I am doing mulit-label classification for tabular data with fastai
(implemented using the multi-label helper in the fastai
documentation) and the model is performing great! But, when I inspected the model further, I noticed that the output layer is nothing but a linear transformation rather than using a Sigmoid activation function.
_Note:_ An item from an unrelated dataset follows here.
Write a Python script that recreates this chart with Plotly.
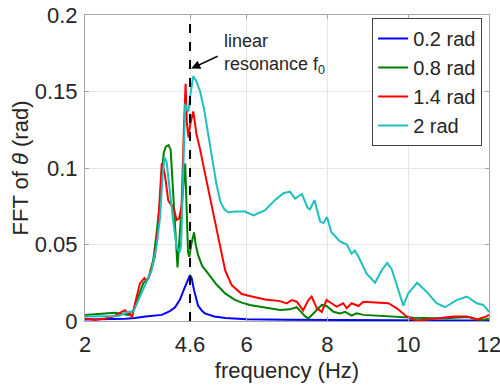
import plotly.graph_objects as go

# ---- data ----
blue_x = [2.0, 2.5, 3.0, 3.24, 3.5, 3.9, 4.1, 4.23, 4.35, 4.47, 4.55, 4.6, 4.64, 4.7, 4.8, 4.9, 4.97, 5.2, 5.47, 6.0, 7.0, 8.0, 9.0, 10.0, 11.0, 12.0]
blue_y = [0.001, 0.0012, 0.0015, 0.002, 0.003, 0.004, 0.0065, 0.009, 0.014, 0.022, 0.027, 0.030, 0.028, 0.02, 0.01, 0.0065, 0.005, 0.003, 0.002, 0.0012, 0.0008, 0.0006, 0.0005, 0.0004, 0.0004, 0.0004]

green_x = [2.0, 2.5, 2.74, 2.91, 3.07, 3.2, 3.32, 3.44, 3.57, 3.69, 3.77, 3.86, 3.9, 3.95, 4.0, 4.07, 4.12, 4.18, 4.24, 4.29, 4.38, 4.46, 4.48, 4.52, 4.55, 4.58, 4.63, 4.7, 4.74, 4.8, 4.9, 5.05, 5.25, 5.47, 5.7, 5.88, 6.08, 6.3, 6.58, 6.83, 7.07, 7.24, 7.35, 7.45, 7.53, 7.69, 7.86, 7.98, 8.15, 8.31, 8.44, 8.6, 8.72, 8.89, 9.3, 9.8, 10.13, 10.7, 10.95, 11.36, 11.53, 11.7, 11.85, 12.0]
green_y = [0.004, 0.005, 0.0054, 0.0046, 0.004, 0.007, 0.016, 0.0246, 0.028, 0.04, 0.057, 0.079, 0.097, 0.110, 0.114, 0.115, 0.112, 0.085, 0.05, 0.035, 0.07, 0.1, 0.103, 0.07, 0.045, 0.042, 0.05, 0.058, 0.05, 0.043, 0.036, 0.031, 0.024, 0.018, 0.014, 0.012, 0.0105, 0.0095, 0.0083, 0.0072, 0.0076, 0.009, 0.006, 0.003, 0.0017, 0.006, 0.0105, 0.0098, 0.006, 0.005, 0.006, 0.0035, 0.005, 0.004, 0.0033, 0.0024, 0.0022, 0.0018, 0.0018, 0.0024, 0.0024, 0.001, 0.0008, 0.0015]

red_x = [2.0, 2.25, 2.5, 2.74, 2.91, 2.99, 3.11, 3.17, 3.24, 3.36, 3.47, 3.52, 3.6, 3.73, 3.81, 3.86, 3.9, 3.94, 3.98, 4.06, 4.1, 4.18, 4.27, 4.33, 4.39, 4.45, 4.49, 4.52, 4.56, 4.6, 4.68, 4.76, 4.85, 4.97, 5.14, 5.3, 5.47, 5.63, 5.88, 6.13, 6.46, 6.83, 6.99, 7.12, 7.24, 7.4, 7.53, 7.61, 7.74, 7.86, 7.98, 8.1, 8.23, 8.39, 8.48, 8.6, 8.77, 8.89, 9.22, 9.51, 9.72, 9.96, 10.21, 10.46, 10.79, 11.12, 11.45, 11.7, 11.94, 12.0]
red_y = [0.0017, 0.0007, 0.0017, 0.0033, 0.006, 0.007, 0.004, 0.003, 0.0116, 0.0246, 0.028, 0.026, 0.030, 0.042, 0.062, 0.085, 0.103, 0.100, 0.095, 0.079, 0.077, 0.075, 0.066, 0.067, 0.075, 0.127, 0.155, 0.13, 0.12, 0.128, 0.137, 0.122, 0.112, 0.0965, 0.075, 0.053, 0.033, 0.0235, 0.0176, 0.016, 0.014, 0.013, 0.0115, 0.0137, 0.0126, 0.007, 0.0137, 0.016, 0.0083, 0.006, 0.0137, 0.0116, 0.0094, 0.0116, 0.0083, 0.0116, 0.0098, 0.0126, 0.012, 0.0116, 0.0083, 0.003, 0.0002, 0.001, 0.0018, 0.003, 0.003, 0.001, 0.003, 0.004]

cyan_x = [2.0, 2.5, 2.83, 3.07, 3.2, 3.32, 3.49, 3.65, 3.77, 3.86, 3.92, 3.97, 4.02, 4.1, 4.18, 4.27, 4.35, 4.38, 4.44, 4.48, 4.52, 4.56, 4.62, 4.68, 4.75, 4.85, 4.95, 5.05, 5.15, 5.25, 5.35, 5.45, 5.55, 5.71, 5.96, 6.17, 6.46, 6.7, 6.91, 7.07, 7.2, 7.37, 7.51, 7.57, 7.68, 7.82, 7.9, 7.99, 8.1, 8.23, 8.31, 8.48, 8.6, 8.68, 8.77, 8.97, 9.18, 9.34, 9.48, 9.59, 9.76, 9.88, 10.0, 10.1, 10.22, 10.46, 10.7, 10.91, 11.2, 11.45, 11.7, 11.86, 12.0]
cyan_y = [0.003, 0.003, 0.0033, 0.006, 0.006, 0.0137, 0.0235, 0.033, 0.0486, 0.068, 0.095, 0.107, 0.104, 0.084, 0.066, 0.048, 0.045, 0.05, 0.11, 0.142, 0.138, 0.137, 0.15, 0.16, 0.157, 0.15, 0.138, 0.122, 0.105, 0.09, 0.078, 0.073, 0.071, 0.0715, 0.0715, 0.069, 0.0725, 0.079, 0.0835, 0.0845, 0.080, 0.083, 0.074, 0.073, 0.079, 0.065, 0.064, 0.068, 0.058, 0.054, 0.052, 0.050, 0.044, 0.046, 0.042, 0.031, 0.025, 0.033, 0.038, 0.034, 0.020, 0.010, 0.018, 0.021, 0.025, 0.019, 0.0116, 0.009, 0.0137, 0.016, 0.0116, 0.0105, 0.006]

series_names = ["0.2 rad", "0.8 rad", "1.4 rad", "2 rad"]
series_colors = ["#0000ff", "#008000", "#ff0000", "#1fbfbf"]

x_tick_vals = [2, 4.6, 6, 8, 10, 12]
x_tick_text = ["2", "4.6", "6", "8", "10", "12"]
y_tick_vals = [0, 0.05, 0.1, 0.15, 0.2]
y_tick_text = ["0", "0.05", "0.1", "0.15", "0.2"]

f0 = 4.6

FONT = "Liberation Sans, Arial, Helvetica, sans-serif"
TXT = "#262626"
FS = 22

fig = go.Figure()
for i, (xs, ys) in enumerate([(blue_x, blue_y), (green_x, green_y), (red_x, red_y), (cyan_x, cyan_y)]):
    assert len(xs) == len(ys)
    fig.add_trace(go.Scatter(
        x=xs, y=ys, mode="lines", name=series_names[i],
        line=dict(color=series_colors[i], width=2),
    ))

fig.add_shape(type="line", x0=f0, x1=f0, y0=0, y1=0.2, xref="x", yref="y",
              line=dict(color="black", width=2, dash="dash"), layer="above")

fig.add_annotation(x=4.63, y=0.165, ax=5.32, ay=0.1735, xref="x", yref="y",
                   axref="x", ayref="y", text="", showarrow=True,
                   arrowhead=2, arrowsize=1.2, arrowwidth=1.5, arrowcolor="black")
fig.add_annotation(x=5.38, y=0.1745, xref="x", yref="y", xanchor="left", yanchor="middle",
                   text="linear<br>resonance f<sub>0</sub>", showarrow=False, align="left",
                   font=dict(family=FONT, size=18, color=TXT))

axis_common = dict(
    showgrid=True, gridcolor="#e5e5e5", gridwidth=1,
    showline=True, linecolor="#a6a6a6", linewidth=1, mirror="ticks",
    ticks="inside", ticklen=4, tickcolor="#a6a6a6",
    tickfont=dict(family=FONT, size=FS, color=TXT), zeroline=False,
    automargin=False, ticklabeloverflow="allow",
)

fig.update_layout(
    width=500, height=388,
    margin=dict(l=85, r=11, t=15, b=67),
    paper_bgcolor="white", plot_bgcolor="white",
    font=dict(family=FONT, color=TXT),
    xaxis=dict(range=[2, 12], tickvals=x_tick_vals, ticktext=x_tick_text,
               ticklabelstandoff=4,
               title=dict(text="frequency (Hz)", font=dict(family=FONT, size=FS, color=TXT), standoff=6),
               **axis_common),
    yaxis=dict(range=[0, 0.2], tickvals=y_tick_vals, ticktext=y_tick_text,
               ticklabelstandoff=2,
               title=dict(text="FFT of <i>θ</i> (rad)", font=dict(family=FONT, size=FS, color=TXT), standoff=0),
               **axis_common),
    legend=dict(x=0.983, y=0.99, xanchor="right", yanchor="top",
                bgcolor="white", bordercolor="#404040", borderwidth=1,
                font=dict(family=FONT, size=20, color=TXT)),
    showlegend=True,
)

fig.write_html("out.html", config={"displayModeBar": False},
               post_script="document.body.style.margin='0';document.body.style.overflow='hidden';")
More specifically, the architecture is
TabularModel(
(embeds): ModuleList(
(0): Embedding(25, 10)
(1): Embedding(9, 5)
(2): Embedding(33, 11)
(3): Embedding(32, 11)
(4): Embedding(8, 5)
(5): Embedding(207, 32)
(6): Embedding(3, 3)
(7): Embedding(3, 3)
(8): Embedding(3, 3)
(9): Embedding(3, 3)
(10): Embedding(3, 3)
(11): Embedding(3, 3)
(12): Embedding(5, 4)
)
(emb_drop): Dropout(p=0.0, inplace=False)
(bn_cont): BatchNorm1d(314, eps=1e-05, momentum=0.1, affine=True, track_running_stats=True)
(layers): Sequential(
(0): LinBnDrop(
(0): BatchNorm1d(410, eps=1e-05, momentum=0.1, affine=True, track_running_stats=True)
(1): Linear(in_features=410, out_features=200, bias=False)
(2): ReLU(inplace=True)
)
(1): LinBnDrop(
(0): BatchNorm1d(200, eps=1e-05, momentum=0.1, affine=True, track_running_stats=True)
(1): Linear(in_features=200, out_features=100, bias=False)
(2): ReLU(inplace=True)
)
(2): LinBnDrop(
(0): Linear(in_features=100, out_features=4, bias=True)
)
)
)v
I noticed that Jason Brownlee wrote here that for multi-label classification the activation function for the output layer should be a nn.Sigmoid()
. I tried replacing the last layer with a LinBnDrop(act=nn.Sigmoid())
layer, but then I get no improvement in validation loss and worse performance overall.
Why is it that that tabular_model implements a linear output layer automatically for multi-label classification?